• [Data block]
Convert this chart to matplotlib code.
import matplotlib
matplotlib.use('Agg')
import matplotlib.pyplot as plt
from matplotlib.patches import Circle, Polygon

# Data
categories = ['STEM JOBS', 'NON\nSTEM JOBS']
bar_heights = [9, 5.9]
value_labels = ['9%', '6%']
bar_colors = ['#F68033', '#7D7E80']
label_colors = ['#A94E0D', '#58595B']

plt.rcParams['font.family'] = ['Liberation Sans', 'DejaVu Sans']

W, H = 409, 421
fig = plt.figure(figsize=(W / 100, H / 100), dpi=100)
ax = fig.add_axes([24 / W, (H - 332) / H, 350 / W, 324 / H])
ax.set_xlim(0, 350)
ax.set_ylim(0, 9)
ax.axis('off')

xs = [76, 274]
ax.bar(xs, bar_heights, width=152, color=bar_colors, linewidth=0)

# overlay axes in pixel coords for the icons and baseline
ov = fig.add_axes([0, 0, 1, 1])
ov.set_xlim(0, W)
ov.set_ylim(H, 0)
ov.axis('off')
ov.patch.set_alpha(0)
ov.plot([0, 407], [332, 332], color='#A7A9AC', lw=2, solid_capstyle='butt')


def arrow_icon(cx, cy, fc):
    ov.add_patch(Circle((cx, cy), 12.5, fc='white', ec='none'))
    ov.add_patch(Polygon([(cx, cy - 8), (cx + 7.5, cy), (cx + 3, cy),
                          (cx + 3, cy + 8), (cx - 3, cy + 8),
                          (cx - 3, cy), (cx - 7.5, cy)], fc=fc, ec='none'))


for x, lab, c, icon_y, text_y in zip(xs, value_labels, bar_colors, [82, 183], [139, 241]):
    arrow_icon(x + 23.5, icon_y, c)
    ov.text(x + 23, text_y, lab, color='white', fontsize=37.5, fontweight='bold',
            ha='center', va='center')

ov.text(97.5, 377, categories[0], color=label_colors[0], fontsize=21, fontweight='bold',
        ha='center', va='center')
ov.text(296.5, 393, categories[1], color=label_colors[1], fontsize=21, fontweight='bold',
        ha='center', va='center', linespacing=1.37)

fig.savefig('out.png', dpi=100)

• [Your objective] Copy each line above that contains the string "matplotlib".

• [Exercise solution]
Convert this chart to matplotlib code.
import matplotlib
matplotlib.use('Agg')
import matplotlib.pyplot as plt
from matplotlib.patches import Circle, Polygon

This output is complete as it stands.